Third, Ms Tickle argued that Mr Griffiths had deceived the public about the state of his family life, and his own behaviour. He had used a media interview to tell the public that his conduct in the 2018 sexting scandal was an isolated incident that flowed from abuse he had suffered in childhood, and occurred in the context of his having had a mental breakdown. It was now apparent from the judgment that his sexting conduct went back to 2011. There was a public interest in correcting the record.

Secondly, to look specifically at our request to correct the public record. Andrew Griffiths had chosen to put material into the public domain which was, according to the findings, plainly inaccurate. Here we relied upon the Campbell case, where the House of Lords had placed some substantial weight on the right of the media to correct the record where a public figure (there a celebrity not a politician – in our case what mattered was not celebrity but public office and power) had placed inaccurate information in the public domain. Mrs Justice Lieven agreed – she said that, in light of the conflict between the material in the public domain and the findings,

There is a strong Article 10 right in the media being able to set the public record .straight.
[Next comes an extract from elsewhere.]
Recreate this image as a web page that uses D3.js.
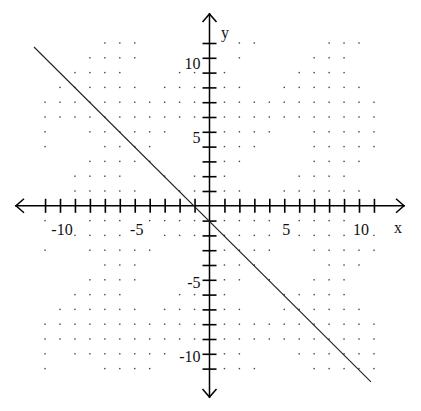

There are considerable similarities in this regard to the reasoning in Campbell. However, in my view, the facts here are much more strongly in favour of publication than in Campbell, given the role of the Father as an MP, the fact that his earlier inconsistent and untrue statements were made to protect his political career, and the gravity of the facts that the Judge found.

I also consider that there is a broader public interest in the publication of the Judgment, including the identification of the parties. There is a well recorded concern that victims of domestic violence, and particularly women and girls, are often unwilling to come forward to the courts. The fact that Family Court proceedings almost always take place in private; that very few judgments are published; and that many of the judgments that are published are ones where something has gone wrong, all give rise to a public concern about the workings of the family justice system.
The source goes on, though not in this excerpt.